Saturday, July 27, 2013

Two Pages a Day: Eighty-Six

Chapter Nine
Elmy,
            They took to calling themselves the dead. That was the name of my new army. I suspect Nogilian began it, though I did nothing to fight its spread. It asserted common experience, bonding the men together. It reminded them of what they fought for and who had done it to them. And it connoted a certain invulnerability: you can only really kill the living.
            Oh, I would have tried that last upon myself. In the end, Ash had to tie me to my cot until the delirium passed. Though he would never admit it, for most of three days Nogilian had been in command. Afterwards, I tried to convince him to stay that way.
            “You’re clearly more suited,” I said. “The men worship you every time they stand.”
            Ash had finally explained that strange hand motion with the crooked thumbs. It’s both a religious gesture and salute, with the fingers. They’re showing eight, the number of the inhabited regions of the world, the number of the months, of the days of the week and hours of the day. It’s also the number of the Guardians, the number of the parts of the temples, the number of years of significant life phases. Hell, Elmy, it’s probably the number of times they shit.
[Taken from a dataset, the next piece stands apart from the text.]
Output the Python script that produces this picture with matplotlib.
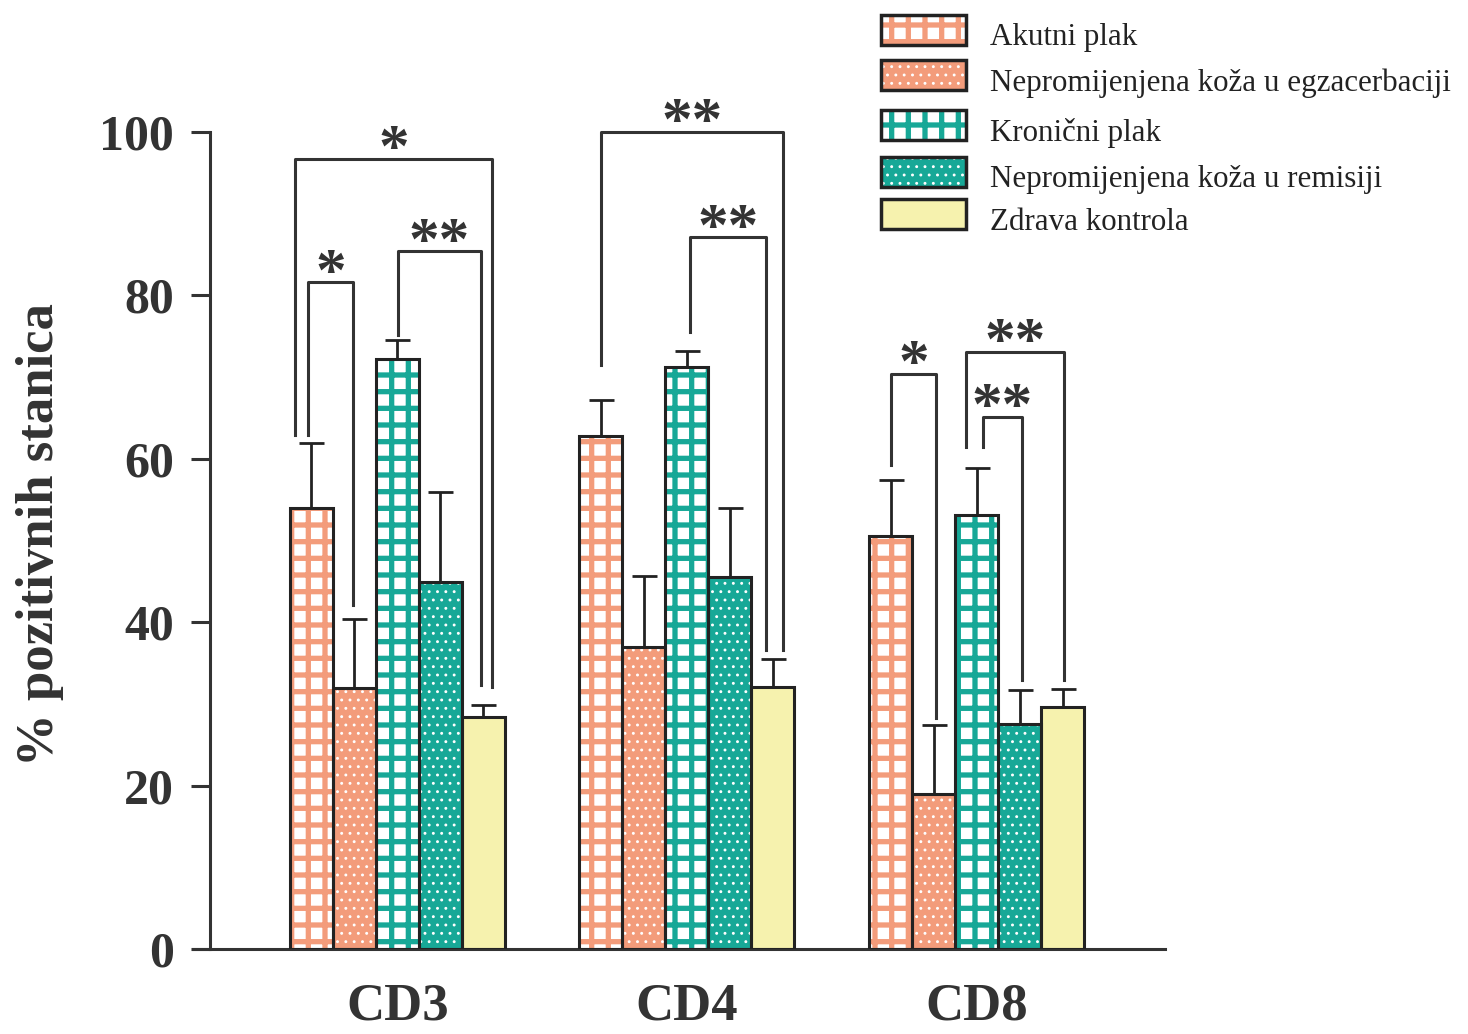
import matplotlib.pyplot as plt
from matplotlib.patches import Rectangle
import numpy as np

# podaci (% pozitivnih stanica, srednja vrijednost i SD)
groups = ["CD3", "CD4", "CD8"]
series_names = ["Akutni plak", "Nepromijenjena koža u egzacerbaciji", "Kronični plak",
                "Nepromijenjena koža u remisiji", "Zdrava kontrola"]
akutni = [54.0, 62.8, 50.6]
akutni_sd = [7.9, 4.4, 6.8]
egzac = [31.9, 37.0, 19.0]
egzac_sd = [8.5, 8.7, 8.4]
kronicni = [72.2, 71.2, 53.1]
kronicni_sd = [2.3, 2.0, 5.8]
remisija = [44.9, 45.5, 27.5]
remisija_sd = [11.0, 8.5, 4.2]
zdrava = [28.4, 32.1, 29.6]
zdrava_sd = [1.5, 3.4, 2.2]
yticks = [0, 20, 40, 60, 80, 100]

# oznake značajnosti: (grupa, lijevi pomak, desni pomak, vrh, kraj lijevo, kraj desno, oznaka)
sig = [
    (0, -0.309, -0.154, 81.6, 62.9, 42.1, "*"),
    (0, -0.354, 0.326, 96.7, 62.9, 32.1, "*"),
    (0, 0.002, 0.288, 85.4, 75.2, 32.3, "**"),
    (1, -0.297, 0.332, 100.0, 71.5, 36.6, "**"),
    (1, 0.010, 0.273, 87.1, 75.5, 36.6, "**"),
    (2, -0.295, -0.140, 70.4, 59.2, 28.3, "*"),
    (2, -0.036, 0.302, 73.1, 61.4, 32.9, "**"),
    (2, 0.022, 0.157, 65.1, 61.4, 32.9, "**"),
]

salmon = "#F39C7B"
teal = "#17A897"
yellow = "#F6F2AE"
# (facecolor, hatchcolor, hatch, hatch linewidth)
styles = [
    ("white", salmon, "+", 3.8),
    (salmon, "white", "..", 0.9),
    ("white", teal, "+", 3.8),
    (teal, "white", "..", 0.9),
    (yellow, yellow, None, 1.0),
]

plt.rcParams["font.family"] = "Liberation Serif"


def hatched(patch_fn, hlw):
    # debljina šrafure po objektu, ako je podržano
    with plt.rc_context({"hatch.linewidth": hlw}):
        obj = patch_fn()
    items = obj.patches if hasattr(obj, "patches") else [obj]
    for p in items:
        if hasattr(p, "set_hatch_linewidth"):
            p.set_hatch_linewidth(hlw)
    return obj


fig = plt.figure(figsize=(14.68, 10.34), dpi=100)
ax = fig.add_axes([193 / 1468, 85 / 1034, 972 / 1468, 817 / 1034])

x = np.arange(len(groups))
w = 0.1485
values = [akutni, egzac, kronicni, remisija, zdrava]
sds = [akutni_sd, egzac_sd, kronicni_sd, remisija_sd, zdrava_sd]

for i, (vals, sd) in enumerate(zip(values, sds)):
    fc, hc, hatch, hlw = styles[i]
    pos = x + (i - 2) * w
    ax.errorbar(pos, vals, yerr=[np.zeros(len(vals)), sd], fmt="none", ecolor="#222222",
                elinewidth=2.0, capsize=9, capthick=2.0, zorder=1)
    hatched(lambda: ax.bar(pos, vals, w, color=fc, edgecolor=hc, hatch=hatch,
                           linewidth=0, zorder=2), hlw)
    ax.bar(pos, vals, w, fill=False, edgecolor="#222222", linewidth=2.2, zorder=3)

for g, xl, xr, top, yl, yr, lab in sig:
    ax.plot([g + xl, g + xl, g + xr, g + xr], [yl, top, top, yr], color="#333333",
            lw=2.2, clip_on=False, zorder=4)
    ax.text(g + (xl + xr) / 2, top - 0.9, lab, ha="center", va="baseline", fontsize=44,
            fontweight="bold", color="#333333", clip_on=False)

ax.set_xlim(-0.706, 2.651)
ax.set_ylim(0, 100)
ax.spines["top"].set_visible(False)
ax.spines["right"].set_visible(False)
ax.spines["left"].set_position(("data", -0.648))
ax.spines["left"].set_bounds(0, 100)
for s in ["left", "bottom"]:
    ax.spines[s].set_linewidth(2.2)
    ax.spines[s].set_color("#333333")
ax.set_yticks(yticks)
ax.set_yticklabels([str(t) for t in yticks], fontsize=36, fontweight="bold", color="#333333")
ax.tick_params(axis="y", length=14, width=2.2, color="#333333", pad=12)
ax.set_xticks(x)
ax.set_xticklabels(groups, fontsize=38, fontweight="bold", color="#333333")
ax.tick_params(axis="x", length=0, pad=24)
ax.patch.set_alpha(0)

fig.text(40 / 1468, 1 - 535 / 1034, "% pozitivnih stanica", rotation=90, fontsize=38,
         fontweight="bold", ha="center", va="center", color="#333333")

# legenda
rows_y = [30, 75, 125, 172, 214]
for i, name in enumerate(series_names):
    fc, hc, hatch, hlw = styles[i]
    yb = 1 - (rows_y[i] + 15) / 1034
    r = hatched(lambda: Rectangle((881 / 1468, yb), 85 / 1468, 30 / 1034,
                                  transform=fig.transFigure, facecolor=fc, edgecolor=hc,
                                  hatch=hatch, linewidth=0), hlw)
    fig.add_artist(r)
    r2 = Rectangle((881 / 1468, yb), 85 / 1468, 30 / 1034, transform=fig.transFigure,
                   fill=False, edgecolor="#222222", linewidth=2.5)
    fig.add_artist(r2)
    fig.text(990 / 1468, 1 - (rows_y[i] + 8) / 1034, name, fontsize=22.3, va="center",
             ha="left", color="#222222")

fig.savefig("out.png", dpi=100)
            It used to terrify them that the Augers came in ranks of nine. That meant the universe was out of whack. It meant excess and chaos and cancerous disagreement. And wouldn’t you know it, it also signified the end of the world, which turned out to be more or less correct.
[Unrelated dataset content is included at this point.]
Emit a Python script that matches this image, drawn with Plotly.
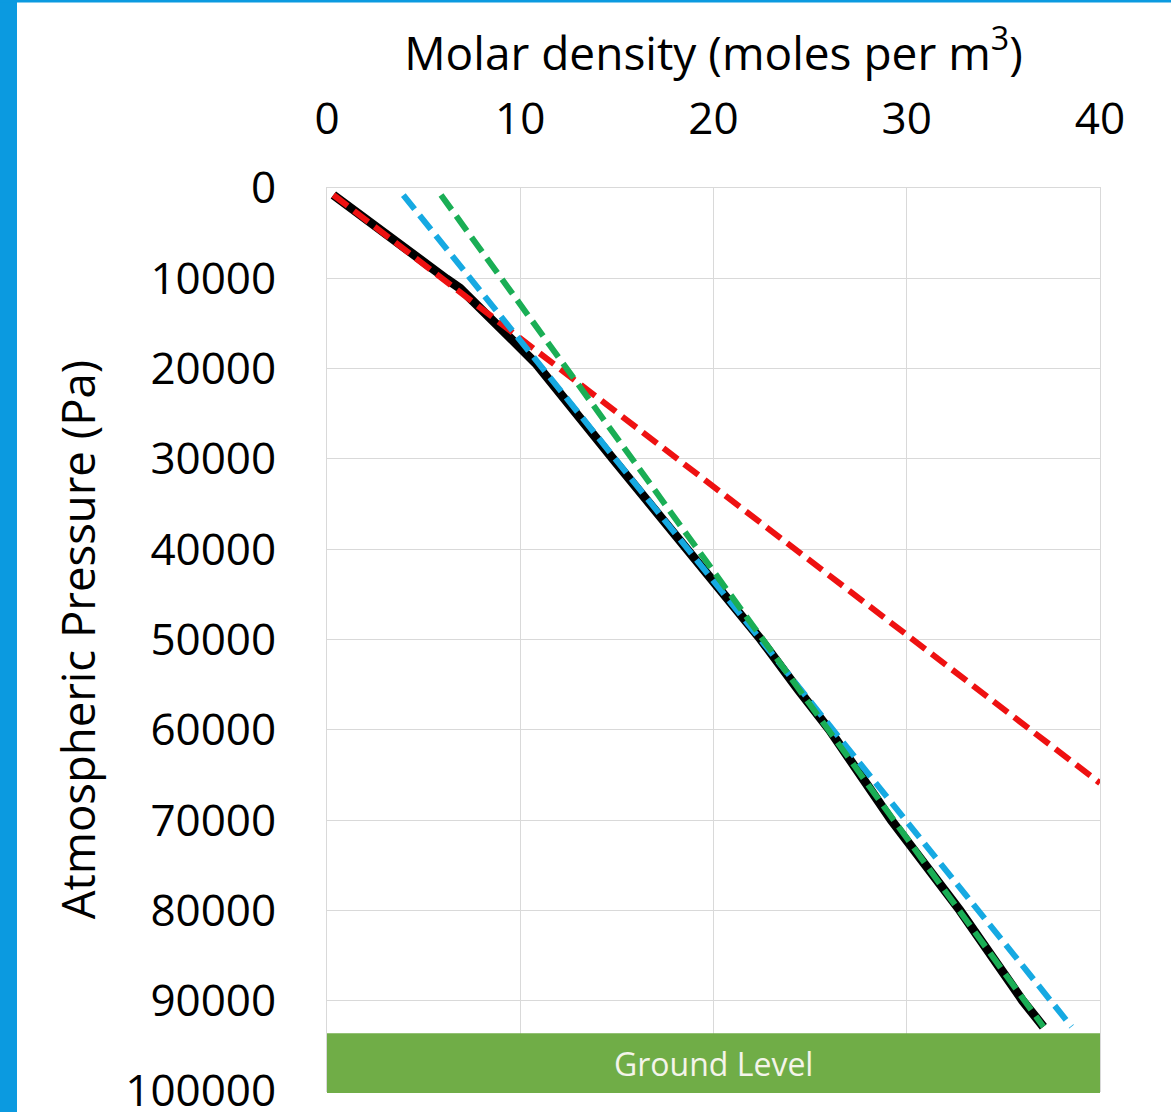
import plotly.graph_objects as go

# ---------------- data ----------------
measured_density = [0.33, 2.05, 3.78, 5.5, 6.19, 6.88, 8.4, 9.7, 10.8, 14.8,
                    18.6, 20.0, 22.45, 24.4, 26.0, 29.2, 30.0, 32.75, 36.0, 37.07]
measured_pressure = [775, 3540, 6500, 9080, 10080, 11100, 14250, 16830, 19400, 30000,
                     40000, 43400, 50000, 55600, 60000, 70000, 72200, 80000, 90000, 92880]

red_density = [0.33, 40.0]
red_pressure = [775, 65900]

blue_density = [3.95, 38.53]
blue_pressure = [780, 92880]

green_density = [5.9, 37.07]
green_pressure = [780, 92880]

x_ticks = [0, 10, 20, 30, 40]
y_ticks = [0, 10000, 20000, 30000, 40000, 50000, 60000, 70000, 80000, 90000, 100000]

ground_label = "Ground Level"
ground_pressure_top = 93600

# ---------------- layout geometry (pixels) ----------------
W, H = 1171, 1112
L, R, T, B = 327, 1100, 188, 1091


def px_x(p):
    return (p - L) / (R - L)


def px_y(p):
    return 1 - (p - T) / (B - T)


FONT = "Open Sans"
BLUE_FRAME = "#0b9ae0"
DASH = "18px,8px"

fig = go.Figure()

fig.add_trace(go.Scatter(
    x=measured_density, y=measured_pressure, mode="lines",
    line=dict(color="#000000", width=9), showlegend=False, name="measured"))
fig.add_trace(go.Scatter(
    x=red_density, y=red_pressure, mode="lines",
    line=dict(color="#ee1111", width=6, dash=DASH), showlegend=False, name="red"))
fig.add_trace(go.Scatter(
    x=blue_density, y=blue_pressure, mode="lines",
    line=dict(color="#16a9e2", width=6, dash=DASH), showlegend=False, name="blue"))
fig.add_trace(go.Scatter(
    x=green_density, y=green_pressure, mode="lines",
    line=dict(color="#1aae55", width=6, dash=DASH), showlegend=False, name="green"))

shapes = [
    # ground level band
    dict(type="rect", xref="paper", yref="paper",
         x0=0, x1=1, y0=-0.0022, y1=px_y(T + (ground_pressure_top / 100000) * (B - T)),
         fillcolor="#70ad47", line=dict(width=0), layer="above"),
    # blue frame: left stripe and top stripe
    dict(type="rect", xref="paper", yref="paper",
         x0=px_x(0), x1=px_x(17), y0=px_y(H + 5), y1=px_y(-5),
         fillcolor=BLUE_FRAME, line=dict(width=0), layer="above"),
    dict(type="rect", xref="paper", yref="paper",
         x0=px_x(0), x1=px_x(W + 5), y0=px_y(2.5), y1=px_y(-5),
         fillcolor=BLUE_FRAME, line=dict(width=0), layer="above"),
]

annotations = [
    dict(text=ground_label, xref="paper", yref="paper", x=0.5,
         y=(px_y(1033) + px_y(1093)) / 2, showarrow=False,
         xanchor="center", yanchor="middle",
         font=dict(family=FONT, size=32, color="#f4f4ea")),
]

fig.update_layout(
    width=W, height=H,
    margin=dict(l=L, r=W - R, t=T, b=H - B, pad=0, autoexpand=False),
    paper_bgcolor="#ffffff", plot_bgcolor="#ffffff",
    shapes=shapes, annotations=annotations,
    font=dict(family=FONT, color="#000000"),
    xaxis=dict(
        side="top", range=[0, 40], tickvals=x_ticks,
        ticktext=[str(v) for v in x_ticks],
        showgrid=True, gridcolor="#d9d9d9", gridwidth=1,
        showline=True, linecolor="#d9d9d9", linewidth=1, mirror=True,
        zeroline=False, ticks="", ticklabelstandoff=35,
        ticklabeloverflow="allow", automargin=False,
        tickfont=dict(family=FONT, size=44, color="#000000"),
        title=dict(text="Molar density (moles per m<sup>3</sup>)",
                   font=dict(family=FONT, size=46, color="#000000"), standoff=2),
    ),
    yaxis=dict(
        range=[100000, 0], tickvals=y_ticks,
        ticktext=[str(v) for v in y_ticks],
        showgrid=True, gridcolor="#d9d9d9", gridwidth=1,
        showline=True, linecolor="#d9d9d9", linewidth=1, mirror=True,
        zeroline=False, ticks="", ticklabelstandoff=41,
        ticklabeloverflow="allow", automargin=False,
        tickfont=dict(family=FONT, size=44, color="#000000"),
        title=dict(text="Atmospheric Pressure (Pa)",
                   font=dict(family=FONT, size=45.5, color="#000000"), standoff=15),
    ),
)

fig.write_html("out.html")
            Nogilian did not respond. Elmy, I lost one interstellar battle. Nogilian had lost two armies. “You have the infantry, then,” I said. “Someone’s got to see to the purely military side of things. Get my people trained.” 
            When his eyes fell I knew he had accepted. I was sorry. But only his heart had broken, and a great deal of his will. His talent for command remained intact. And he retained too much honor to let his grief affect his duties. He knew what needed doing, and I needed everyone who could get it done.
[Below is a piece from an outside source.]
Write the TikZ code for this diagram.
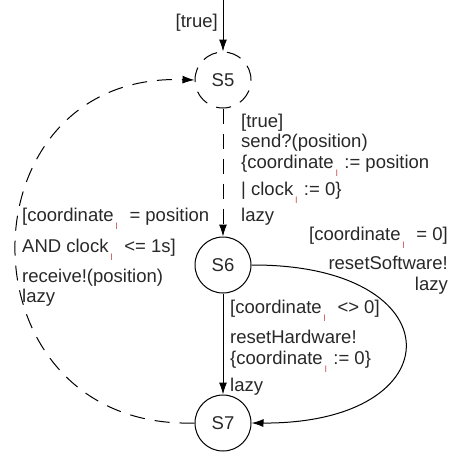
\documentclass[tikz,border=0pt]{standalone}
\usepackage{fontspec}
\setmainfont{Liberation Sans}
\usetikzlibrary{arrows.meta}
\definecolor{subred}{RGB}{190,70,70}
\definecolor{ink}{RGB}{40,40,40}
% small red index mark set below the baseline
\newcommand{\lsub}{\kern2pt\raisebox{-8pt}{\textcolor{subred}{\fontsize{9}{9}\selectfont l}}\kern1.5pt}
\begin{document}
\begin{tikzpicture}[x=1pt,y=-1pt,
  state/.style={circle,draw,line width=1pt,minimum size=56pt,inner sep=0pt,
    text=ink,font=\fontsize{18.5}{21}\selectfont},
  lbl/.style={inner sep=0pt,text=ink,font=\fontsize{18.5}{20.5}\selectfont},
  edge/.style={line width=1pt,-{Latex[length=12pt,width=8pt]}},
  dsh/.style={dash pattern=on 15pt off 10pt}]
\useasboundingbox (0,0) rectangle (454,456);

% states
\node[state,dsh] (s5) at (223,80) {S5};
\node[state] (s6) at (223,265) {S6};
\node[state] (s7) at (223,423) {S7};

% transitions
\coordinate (init) at (223,0);
\draw[edge] (init) -- (s5);
\draw[edge,dsh] (s5) -- (s6);
\draw[edge] (s6) -- (s7);
\draw[edge] (s6.east) .. controls (456,264) and (456,424) .. (s7.east);
\draw[edge,dsh] (s7.west) .. controls (-43,430) and (-43,72) .. (s5.west);

% labels
\node[lbl,anchor=north east] (linit) at (218,13.5) {[true]};
\node[lbl,anchor=north west,align=left] (l56) at (241,113.5)
  {[true]\\ send?(position)\\ \{coordinate\lsub{} := position\\[4.5pt]
   | clock\lsub{} := 0\}\\[4.5pt] lazy};
\node[lbl,anchor=north west,align=left] (l75) at (22,207.5)
  {[coordinate\lsub\ \ = position\\[9pt] AND clock\lsub\ \ <= 1s]\\[8pt]
   receive!(position)\\[-1pt] lazy};
\node[lbl,anchor=north east,align=right] (l67b) at (448,226.5)
  {[coordinate\lsub\ \ = 0]\\[7pt] resetSoftware!\\[1pt] lazy};
\node[lbl,anchor=north west,align=left] (l67a) at (230,299.5)
  {[coordinate\lsub\ \ <> 0]\\[8pt] resetHardware!\\
   \{coordinate\lsub{} := 0\}\\[5pt] lazy};
\end{tikzpicture}
\end{document}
            So I behaved capably myself. Those old softies the apes, I soon discovered, did not even attack parties larger than fifteen or so. I kept all our squads to ten, and my knowledge to myself. I was playing this one to win. We needed the experience.  
            We soon filled the archipelago. Ki had non-combatants shovel new islands into being, which may have also been a suggestion from me. There came a day when I ordered a leviathan hunt. We lost as many men doing that as we did during the average monkey raid. But Ki said we did it by the book, that the ones standing as bait understood they took their chances.  
             “How many today?” I asked Nogilian. We were all meeting outside my tent in our nightly confab. Just as the Academy taught it. Identify, delegate, and reassess. Each led a portion of the army but took different additional duty.
            “One in the morning. None this afternoon. We’ve exhausted all the grids.” He was bored but did not say so. In even our brief conversations, it was clear that he was the most sublime tactical mind I had ever met.   
            I turned to my logistics man. “Tevantes?” I asked.
            “If we go much further into the swamp, our foragers will have to take rations with them.”
            “Right, that was what I thought. Ki?”

            She knew what I was asking. “We’re right at five thousand. Cohesion is what it is. They can march, they’ll do what we say. We’ve done a lot of training, and we know they’ll stay together in most situations. The mixed ranks are doing well, but the civilians have never fought an enemy they could actually see.”